To what standard should a Landlord be expected to maintain and present his property ?

As a landlord you are obliged to keep the property wind and watertight and in good tenantable condition. In addition, you have a general responsibility to keep in good repair and working order.

  • Basins, sinks, toilets, baths

  • Water and gas pipes and electrical wiring

  • The structure and the exterior of the property, including drains and exterior pipes

  • Installations for water heating and space heating.

In general, the house must comply with the following main requirements:

  • All parts of the house should be in a reasonable state of repair and good working order.

  • Emergency repairs such as burst water pipes, leaking roofs, faulty electricity installation, failed central heating or hot water boilers should be attended to within 24 hours wherever possible. Tenants should be left with an emergency contact telephone number to report any essential repairs as appropriate. Advice should be given to your tenants on how to turn off water, gas and electric services i.e. position of meters and stop cocks etc. This is all carried out by your Belvoir Dunstable Letting Agent on Check-in.

Structural stability

The house should be free from any progressive structural movement likely to lead to collapse or failure of any major part of the building. In particular look out for:

  • Leaning chimney stacks and pots

  • Sagging roofs

  • Bulging brickwork to the main external walls

  • Settlement cracks above windows and doorways

  • Distorted window and door openings

  • Sloping floors.

Freedom from dampness

The house should be substantially free from rising and penetrative dampness.

In particular, look out for:

  • Rising dampness to ground floor walls (indicated by a damp tide mark usually about 18 inches above the floor level)

  • Rising dampness to ground floors – old quarry tile floors and poorly constructed solid concrete floors with no damp-proof membrane are particularly susceptible

  • Penetrating dampness to walls and ceilings due to leaking roofs and gutters, perished external brickwork and mortar joints, leaking hot or cold supply pipes.

  • Excessive condensation can lead to mould growth particularly on the walls and ceilings of kitchens and bathrooms. Bedroom walls behind cupboards and wardrobes and beneath windows are also highly susceptible.


For many tenants, it is the efficiency of the heating system which has the most significant impact on their overall perception and enjoyment of the house.

The type of heating provided should be efficient, safely designed and economical to run.

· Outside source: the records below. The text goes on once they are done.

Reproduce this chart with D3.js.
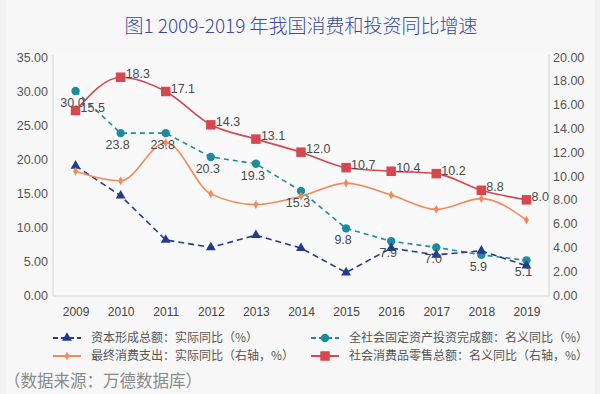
<!DOCTYPE html>
<html>
<head>
<meta charset="utf-8">
<script src="https://cdnjs.cloudflare.com/ajax/libs/d3/7.8.5/d3.min.js"></script>
<style>
  body { margin: 0; background: #f2f2f2; }
  svg { display: block; font-family: "Noto Sans CJK SC", "Noto Sans", sans-serif; }
</style>
</head>
<body>
<div class="chart"></div>
<script>
// data
var years = ["2009", "2010", "2011", "2012", "2013", "2014", "2015", "2016", "2017", "2018", "2019"];
var capitalFormation = [19.0, 14.6, 8.1, 7.0, 8.8, 6.9, 3.3, 6.9, 5.9, 6.5, 4.3];   // left axis
var fixedInvestment = [30.0, 23.8, 23.8, 20.3, 19.3, 15.3, 9.8, 7.9, 7.0, 5.9, 5.1]; // left axis
var finalConsumption = [10.4, 9.6, 12.8, 8.5, 7.6, 8.3, 9.4, 8.4, 7.2, 8.1, 6.3];   // right axis
var retailSales = [15.5, 18.3, 17.1, 14.3, 13.1, 12.0, 10.7, 10.4, 10.2, 8.8, 8.0]; // right axis
var leftTicks = [0, 5, 10, 15, 20, 25, 30, 35];
var rightTicks = [0, 2, 4, 6, 8, 10, 12, 14, 16, 18, 20];
var legendNames = [
  "资本形成总额：实际同比（%）",
  "全社会固定资产投资完成额：名义同比（%）",
  "最终消费支出：实际同比（右轴，%）",
  "社会消费品零售总额：名义同比（右轴，%）"
];

var svgWidth = 600;
var svgHeight = 394;
var plot = { left: 53, right: 549, top: 57, bottom: 295 };

var svg = d3.select(".chart")
  .append("svg")
  .attr("width", svgWidth)
  .attr("height", svgHeight);

// background panel
svg.append("rect")
  .attr("x", 6).attr("y", 0)
  .attr("width", 589).attr("height", 394)
  .attr("fill", "#f7f7f7");

// title
svg.append("text")
  .attr("x", 301).attr("y", 33)
  .attr("text-anchor", "middle")
  .style("font-size", "19px")
  .style("font-weight", 300)
  .style("fill", "#3b4a98")
  .text("图1\u00a02009-2019 年我国消费和投资同比增速");

// scales
var x = d3.scalePoint()
  .domain(years)
  .range([plot.left, plot.right])
  .padding(0.5);
var yLeft = d3.scaleLinear().domain([0, 35]).range([plot.bottom, plot.top]);
var yRight = d3.scaleLinear().domain([0, 20]).range([plot.bottom, plot.top]);

// plot frame
svg.append("rect")
  .attr("x", plot.left).attr("y", plot.top - 2)
  .attr("width", plot.right - plot.left)
  .attr("height", plot.bottom - plot.top + 3)
  .attr("fill", "#f9f9f9")
  .attr("stroke", "none");
svg.append("path")
  .attr("d", `M${plot.left},${plot.top - 2}V${plot.bottom + 1}H${plot.right}V${plot.top - 2}`)
  .attr("fill", "none")
  .attr("stroke", "#d4d4d4")
  .attr("stroke-width", 1);

// axes
var leftAxis = d3.axisLeft(yLeft).tickValues(leftTicks).tickFormat(d3.format(".2f")).tickSize(0).tickPadding(5);
var rightAxis = d3.axisRight(yRight).tickValues(rightTicks).tickFormat(d3.format(".2f")).tickSize(0).tickPadding(4);
var bottomAxis = d3.axisBottom(x).tickSize(0).tickPadding(12);

var gl = svg.append("g").attr("transform", `translate(${plot.left},0)`).call(leftAxis);
var gr = svg.append("g").attr("transform", `translate(${plot.right},0)`).call(rightAxis);
var gb = svg.append("g").attr("transform", `translate(0,${plot.bottom})`).call(bottomAxis);
[gl, gr, gb].forEach(function (g) {
  g.select(".domain").remove();
  g.selectAll("text")
    .style("font-family", "Arial, 'Liberation Sans', sans-serif")
    .style("font-size", "12.5px")
    .style("fill", "#555");
});
gb.selectAll("text").style("font-size", "12px").style("fill", "#444");

// series definitions
var series = [
  { values: fixedInvestment, scale: yLeft, color: "#1c8c9e", dash: "5,4", curve: d3.curveLinear, marker: "circle", label: "below" },
  { values: capitalFormation, scale: yLeft, color: "#233b8c", dash: "6,4", curve: d3.curveLinear, marker: "triangle", label: null },
  { values: finalConsumption, scale: yRight, color: "#f5895a", dash: null, curve: d3.curveMonotoneX, marker: "diamond", label: null },
  { values: retailSales, scale: yRight, color: "#d6474f", dash: null, curve: d3.curveMonotoneX, marker: "square", label: "right" }
];

var symbols = {
  circle: d3.symbol().type(d3.symbolCircle).size(55),
  triangle: d3.symbol().type(d3.symbolTriangle).size(42),
  diamond: d3.symbol().type(d3.symbolDiamond).size(22),
  square: d3.symbol().type(d3.symbolSquare).size(90)
};

series.forEach(function (s) {
  var line = d3.line()
    .x(function (d, i) { return x(years[i]); })
    .y(function (d) { return s.scale(d); })
    .curve(s.curve);

  svg.append("path")
    .datum(s.values)
    .attr("d", line)
    .attr("fill", "none")
    .attr("stroke", s.color)
    .attr("stroke-width", 1.6)
    .attr("stroke-dasharray", s.dash);

  svg.selectAll(null)
    .data(s.values)
    .enter()
    .append("path")
    .attr("d", symbols[s.marker])
    .attr("transform", function (d, i) { return `translate(${x(years[i])},${s.scale(d)})`; })
    .attr("fill", s.color);
});

// value labels
series.forEach(function (s) {
  if (!s.label) return;
  svg.selectAll(null)
    .data(s.values)
    .enter()
    .append("text")
    .attr("x", function (d, i) { return s.label === "right" ? x(years[i]) + 5 : x(years[i]) - 3; })
    .attr("y", function (d) { return s.label === "right" ? s.scale(d) + 1 : s.scale(d) + 16; })
    .attr("text-anchor", s.label === "right" ? "start" : "middle")
    .style("font-family", "Arial, 'Liberation Sans', sans-serif")
    .style("font-size", "12.5px")
    .style("fill", "#4a4a4a")
    .text(function (d) { return d.toFixed(1); });
});

// legend
var legendOrder = [1, 0, 2, 3];
var legendPos = [[53, 338], [311, 338], [53, 356], [311, 356]];
legendNames.forEach(function (name, k) {
  var s = series[legendOrder[k]];
  var p = legendPos[k];
  var g = svg.append("g").attr("transform", `translate(${p[0]},${p[1]})`);
  g.append("line")
    .attr("x1", 0).attr("x2", 28)
    .attr("stroke", s.color)
    .attr("stroke-width", 2)
    .attr("stroke-dasharray", s.dash ? "5,3" : null);
  g.append("path")
    .attr("d", symbols[s.marker])
    .attr("transform", "translate(14,0)")
    .attr("fill", s.color);
  g.append("text")
    .attr("x", 38).attr("y", 4)
    .style("font-size", "12px")
    .style("fill", "#555")
    .text(name);
});

// source note
svg.append("text")
  .attr("x", 4).attr("y", 387)
  .style("font-size", "16.5px")
  .style("fill", "#8a8a8a")
  .text("（数据来源：万德数据库）");
</script>
</body>
</html>
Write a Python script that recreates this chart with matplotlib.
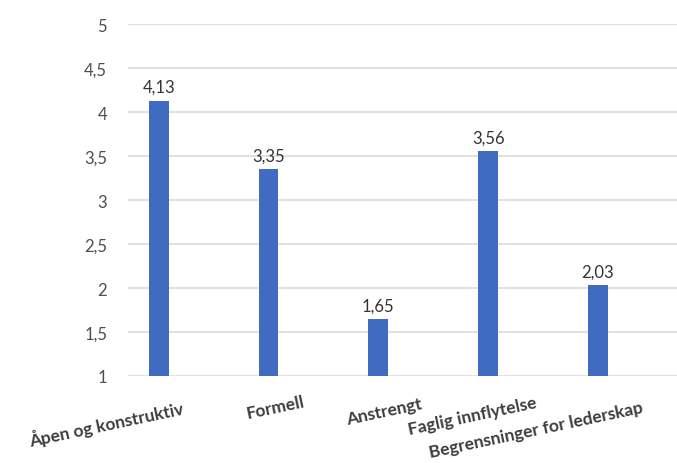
import numpy as np
import matplotlib.pyplot as plt

categories = ["Åpen og konstruktiv", "Formell", "Anstrengt",
              "Faglig innflytelse", "Begrensninger for lederskap"]
values = [4.13, 3.35, 1.65, 3.56, 2.03]
yticks = [1, 1.5, 2, 2.5, 3, 3.5, 4, 4.5, 5]

# rotated category labels are placed by hand (figure pixels, centre of text)
label_pos = [(106, 424), (275, 408), (384, 412), (472, 417), (536, 430)]

plt.rcParams['font.family'] = ['Lato', 'DejaVu Sans']

fig = plt.figure(figsize=(6.77, 4.64), dpi=100)
W, H = 677, 464
ax = fig.add_axes([128 / W, 1 - 377 / H, 1 - 128 / W, (377 - 25) / H])

x = np.arange(len(categories))
ax.bar(x, np.array(values) - 1, bottom=1, width=0.18, color='#3F6BC0', zorder=3)

for xi, v in zip(x, values):
    ax.annotate(f"{v:.2f}".replace(".", ","), (xi, v), xytext=(0, 4),
                textcoords='offset points', ha='center', va='bottom',
                fontsize=12, color='#333333')

ax.set_xlim(-0.28, 4.72)
ax.set_ylim(1, 5)
ax.set_yticks(yticks)
ax.set_yticklabels([f"{t:g}".replace(".", ",") for t in yticks])
ax.tick_params(axis='y', length=0, pad=15, labelsize=12, labelcolor='#4d4d4d')
ax.set_xticks([])
ax.grid(axis='y', color='#dcdcdc', linewidth=1.2, zorder=0)
for s in ax.spines.values():
    s.set_visible(False)

for name, (px, py) in zip(categories, label_pos):
    fig.text(px / W, 1 - py / H, name, rotation=12, ha='center', va='center',
             fontsize=12.5, fontweight='bold', color='#3d3d3d',
             rotation_mode='anchor')

fig.savefig("out.png", dpi=100)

It is in your interests in the long term.

Individual gas or electric fires are still widely used, however, they are not always the best method of heating in terms of cost and efficiency and are also in need of constant maintenance to ensure safety.

Whole house systems of heating (i.e. gas or oil central heating) are to be encouraged wherever possible.

In conjunction with an efficient heating system it is also important to have good thermal insulation.

In particular you should:

Ensure roof spaces are insulated

Consider replacing old draughty ill fitting windows and doors – louvre blade windows are particularly wasteful in terms of heat loss as well as being an added security risk.

Draught proof external doors and windows (but not to rooms containing an open-flue gas appliance)

Ensure that all water pipes likely to be exposed to frost (e.g. in the roof space) are properly insulated or take other appropriate steps to prevent burst pipes during the winter, particularly when the house is unoccupied

Make sure your tenants know where the stop tap is in the event of a burst pipe

Ensure that the hot water tank is fitted with a good quality insulation jacket


All habitable rooms should have adequate natural lighting to enable domestic activities to be undertaken safely. A clear glazed window equivalent in size to one tenth of the room floor area will normally be adequate.

All staircases, landings, kitchens, bathrooms and toilets should be provided with a window wherever practicable.

Adequate electric lighting must also be provided to all accessible parts of the house.

In particular:

  • Light switches should be suitably positioned so that they can be operated directly upon entering any room, hallway or landing
  • There should be two way switches to enable operation at both the top and bottom of any staircase


All habitable rooms should be ventilated directly to the open air by an opening window.

Kitchens, bathrooms and toilets should wherever possible also be provided with openable windows. Where this is not possible there should be adequate mechanical ventilation.

The use of automatic humidistat extractor fans is strongly recommended in all kitchens and bathrooms even where an adequate window is provided. This type of fan will remove moist air from the building before it condenses on walls and ceilings.

All rooms containing an open flue gas heating appliance and all kitchens, bathrooms and toilets should be provided with suitable and sufficient permanent ventilation by means of air brick or equivalent.